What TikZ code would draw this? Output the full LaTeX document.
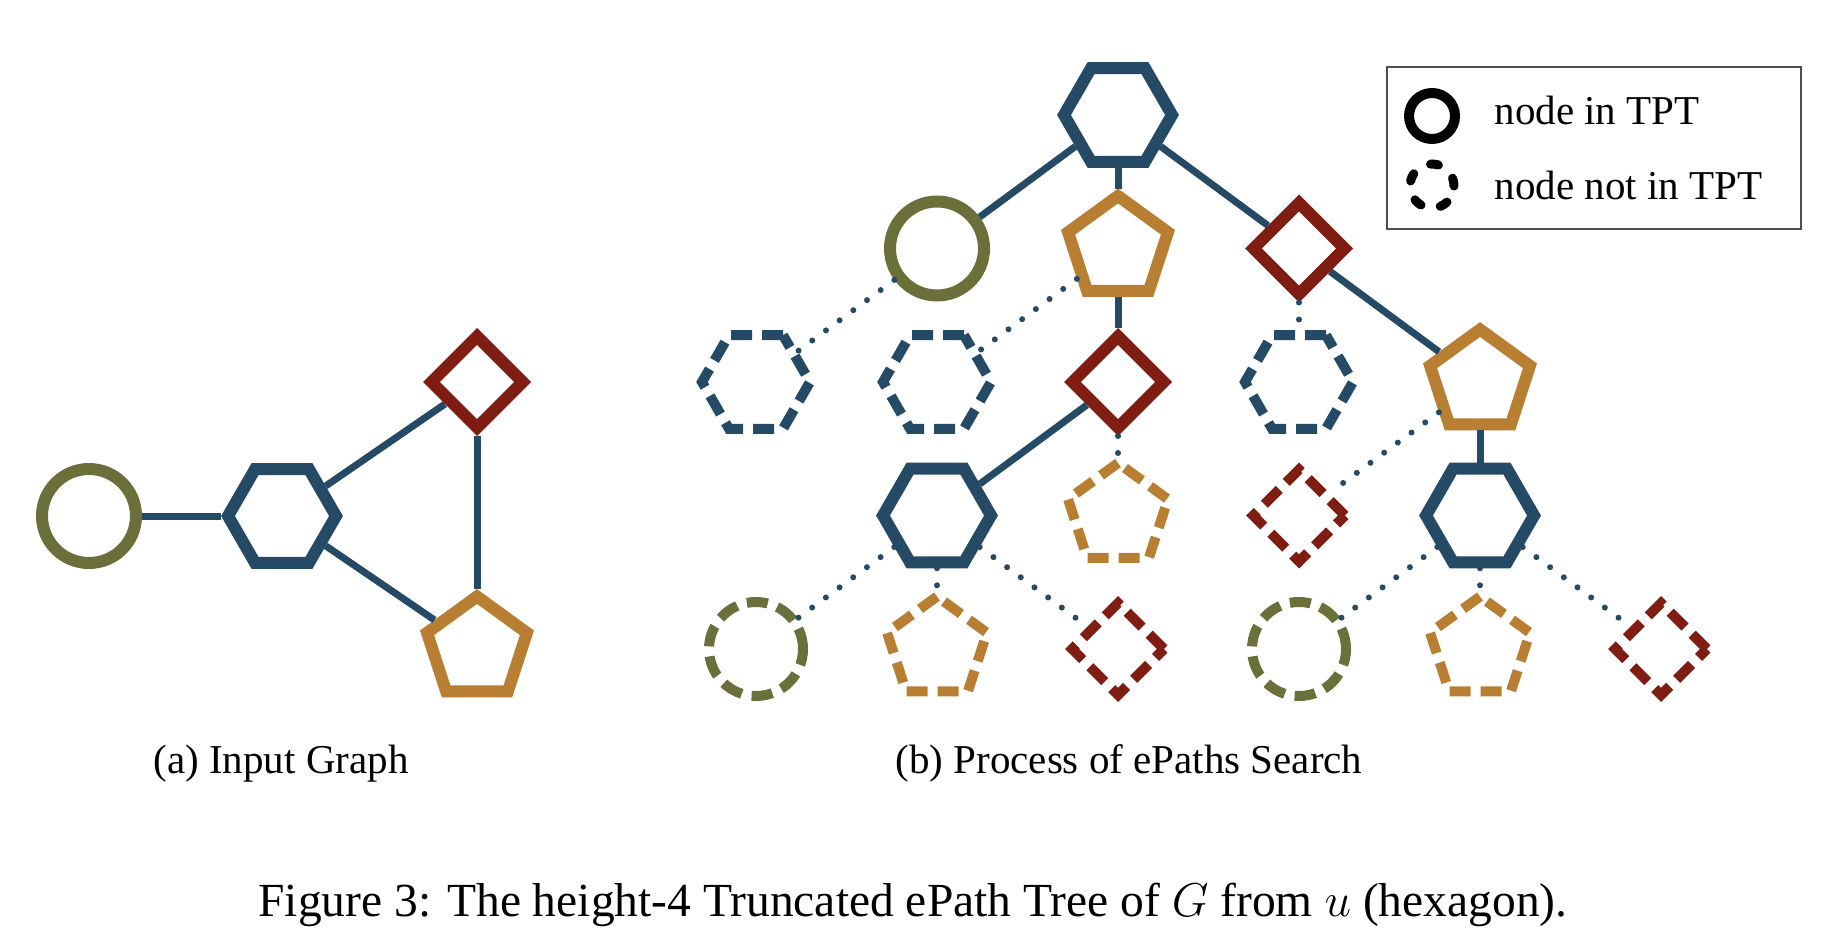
\documentclass[tikz,border=0pt]{standalone}
\usepackage{fix-cm}
\usepackage{fontspec}
\setmainfont{Liberation Serif}
\usepackage{xcolor}
\usepackage{tikz}
\usetikzlibrary{shapes.geometric}
\usetikzlibrary{positioning}

\definecolor{hexblue}{RGB}{36,74,102}
\definecolor{circolive}{RGB}{107,112,58}
\definecolor{pentgold}{RGB}{184,126,49}
\definecolor{diamred}{RGB}{128,29,18}

\begin{document}
\begin{tikzpicture}[
    x = 1pt, y = -1pt,
    node distance = 133.5pt and 181pt,
    on grid,
    font = \fontsize{41}{49}\selectfont]
    \tikzstyle{hexa}=[draw=hexblue,line width=12pt,regular polygon,regular polygon sides=6,minimum size=108pt,inner sep=0pt]
    \tikzstyle{pent}=[draw=pentgold,line width=12pt,regular polygon,regular polygon sides=5,minimum size=105pt,inner sep=0pt]
    \tikzstyle{diam}=[draw=diamred,line width=12pt,diamond,minimum width=96pt,minimum height=96pt,inner sep=0pt]
    \tikzstyle{circ}=[draw=circolive,line width=12pt,circle,minimum size=94pt,inner sep=0pt]
    \tikzstyle{notin}=[line width=10pt,dash pattern=on 21pt off 10pt]
    \tikzstyle{solidlink}=[draw=hexblue,line width=7pt]
    \tikzstyle{dotlink}=[draw=hexblue,line width=6pt,line cap=round,dash pattern=on 0pt off 17pt]
    \useasboundingbox (0,0) rectangle (1827,936);
    % (a) input graph
    \node[circ] (gc) at (89,516) {};
    \node[hexa] (gh) at (282,516) {};
    \node[diam] (gd) at (477,382) {};
    \node[pent] (gp) at (477,649) {};
    \path[solidlink]
    (gh) edge (gc)
         edge (gd)
         edge (gp)
    (gd) edge (gp) ;
    % (b) tree
    \node[hexa] (root) at (1118,115) {};
    \node[circ] (c1) [below left=of root] {};
    \node[pent] (p1) [below=of root] {};
    \node[diam] (d1) [below right=of root] {};
    \node[hexa,notin] (h2a) [below left=of c1] {};
    \node[hexa,notin] (h2b) [below=of c1] {};
    \node[diam] (d2) [below=of p1] {};
    \node[hexa,notin] (h2c) [below=of d1] {};
    \node[pent] (p2) [below right=of d1] {};
    \node[hexa] (h3a) [below=of h2b] {};
    \node[pent,notin] (p3) [below=of d2] {};
    \node[diam,notin] (d3) [below=of h2c] {};
    \node[hexa] (h3b) [below=of p2] {};
    \node[circ,notin] (c4a) [below left=of h3a] {};
    \node[pent,notin] (p4a) [below=of h3a] {};
    \node[diam,notin] (d4a) [below right=of h3a] {};
    \node[circ,notin] (c4b) [below left=of h3b] {};
    \node[pent,notin] (p4b) [below=of h3b] {};
    \node[diam,notin] (d4b) [below right=of h3b] {};
    \path[solidlink]
    (root) edge (c1)
           edge (p1)
           edge (d1)
    (p1) edge (d2)
    (d1) edge (p2)
    (d2) edge (h3a)
    (p2) edge (h3b) ;
    \path[dotlink]
    (c1) edge (h2a)
    (p1) edge (h2b)
    (d1) edge (h2c)
    (d2) edge (p3)
    (p2) edge (d3)
    (h3a) edge (c4a)
          edge (p4a)
          edge (d4a)
    (h3b) edge (c4b)
          edge (p4b)
          edge (d4b) ;
    % legend
    \node[draw=black!70,line width=1.5pt,minimum width=414pt,minimum height=162pt] (legend) at (1594,148) {};
    \node[draw,circle,line width=10pt,minimum size=46pt,inner sep=0pt] (keyin) at (1432,116) {};
    \node[draw,circle,line width=9pt,line cap=round,dash pattern=on 8pt off 20pt,minimum size=44pt,inner sep=0pt] (keynot) at (1432,186) {};
    \node[anchor=base west] (txtin) at (1491,125) {node in TPT};
    \node[anchor=base west] (txtnot) at (1491,200) {node not in TPT};
    % captions
    \node[anchor=base] (capa) at (281,773) {(a) Input Graph};
    \node[anchor=base] (capb) at (1129,773) {(b) Process of ePaths Search};
    \node[anchor=base,font=\fontsize{47.5}{57}\selectfont] (fig) at (913,916)
      {Figure 3: The height-4 Truncated ePath Tree of $G$ from $u$ (hexagon).};
\end{tikzpicture}
\end{document}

======

■ WRITTEN PROBLEM ■
Reproduce all of the material exactly, apart from the pictures.

■ TASK OUTPUT ■
What TikZ code would draw this? Output the full LaTeX document.
\documentclass[tikz,border=0pt]{standalone}
\usepackage{fix-cm}
\usepackage{fontspec}
\setmainfont{Liberation Serif}
\usepackage{xcolor}
\usepackage{tikz}
\usetikzlibrary{shapes.geometric}
\usetikzlibrary{positioning}

\definecolor{hexblue}{RGB}{36,74,102}
\definecolor{circolive}{RGB}{107,112,58}
\definecolor{pentgold}{RGB}{184,126,49}
\definecolor{diamred}{RGB}{128,29,18}

\begin{document}
\begin{tikzpicture}[
    x = 1pt, y = -1pt,
    node distance = 133.5pt and 181pt,
    on grid,
    font = \fontsize{41}{49}\selectfont]
    \tikzstyle{hexa}=[draw=hexblue,line width=12pt,regular polygon,regular polygon sides=6,minimum size=108pt,inner sep=0pt]
    \tikzstyle{pent}=[draw=pentgold,line width=12pt,regular polygon,regular polygon sides=5,minimum size=105pt,inner sep=0pt]
    \tikzstyle{diam}=[draw=diamred,line width=12pt,diamond,minimum width=96pt,minimum height=96pt,inner sep=0pt]
    \tikzstyle{circ}=[draw=circolive,line width=12pt,circle,minimum size=94pt,inner sep=0pt]
    \tikzstyle{notin}=[line width=10pt,dash pattern=on 21pt off 10pt]
    \tikzstyle{solidlink}=[draw=hexblue,line width=7pt]
    \tikzstyle{dotlink}=[draw=hexblue,line width=6pt,line cap=round,dash pattern=on 0pt off 17pt]
    \useasboundingbox (0,0) rectangle (1827,936);
    % (a) input graph
    \node[circ] (gc) at (89,516) {};
    \node[hexa] (gh) at (282,516) {};
    \node[diam] (gd) at (477,382) {};
    \node[pent] (gp) at (477,649) {};
    \path[solidlink]
    (gh) edge (gc)
         edge (gd)
         edge (gp)
    (gd) edge (gp) ;
    % (b) tree
    \node[hexa] (root) at (1118,115) {};
    \node[circ] (c1) [below left=of root] {};
    \node[pent] (p1) [below=of root] {};
    \node[diam] (d1) [below right=of root] {};
    \node[hexa,notin] (h2a) [below left=of c1] {};
    \node[hexa,notin] (h2b) [below=of c1] {};
    \node[diam] (d2) [below=of p1] {};
    \node[hexa,notin] (h2c) [below=of d1] {};
    \node[pent] (p2) [below right=of d1] {};
    \node[hexa] (h3a) [below=of h2b] {};
    \node[pent,notin] (p3) [below=of d2] {};
    \node[diam,notin] (d3) [below=of h2c] {};
    \node[hexa] (h3b) [below=of p2] {};
    \node[circ,notin] (c4a) [below left=of h3a] {};
    \node[pent,notin] (p4a) [below=of h3a] {};
    \node[diam,notin] (d4a) [below right=of h3a] {};
    \node[circ,notin] (c4b) [below left=of h3b] {};
    \node[pent,notin] (p4b) [below=of h3b] {};
    \node[diam,notin] (d4b) [below right=of h3b] {};
    \path[solidlink]
    (root) edge (c1)
           edge (p1)
           edge (d1)
    (p1) edge (d2)
    (d1) edge (p2)
    (d2) edge (h3a)
    (p2) edge (h3b) ;
    \path[dotlink]
    (c1) edge (h2a)
    (p1) edge (h2b)
    (d1) edge (h2c)
    (d2) edge (p3)
    (p2) edge (d3)
    (h3a) edge (c4a)
          edge (p4a)
          edge (d4a)
    (h3b) edge (c4b)
          edge (p4b)
          edge (d4b) ;
    % legend
    \node[draw=black!70,line width=1.5pt,minimum width=414pt,minimum height=162pt] (legend) at (1594,148) {};
    \node[draw,circle,line width=10pt,minimum size=46pt,inner sep=0pt] (keyin) at (1432,116) {};
    \node[draw,circle,line width=9pt,line cap=round,dash pattern=on 8pt off 20pt,minimum size=44pt,inner sep=0pt] (keynot) at (1432,186) {};
    \node[anchor=base west] (txtin) at (1491,125) {node in TPT};
    \node[anchor=base west] (txtnot) at (1491,200) {node not in TPT};
    % captions
    \node[anchor=base] (capa) at (281,773) {(a) Input Graph};
    \node[anchor=base] (capb) at (1129,773) {(b) Process of ePaths Search};
    \node[anchor=base,font=\fontsize{47.5}{57}\selectfont] (fig) at (913,916)
      {Figure 3: The height-4 Truncated ePath Tree of $G$ from $u$ (hexagon).};
\end{tikzpicture}
\end{document}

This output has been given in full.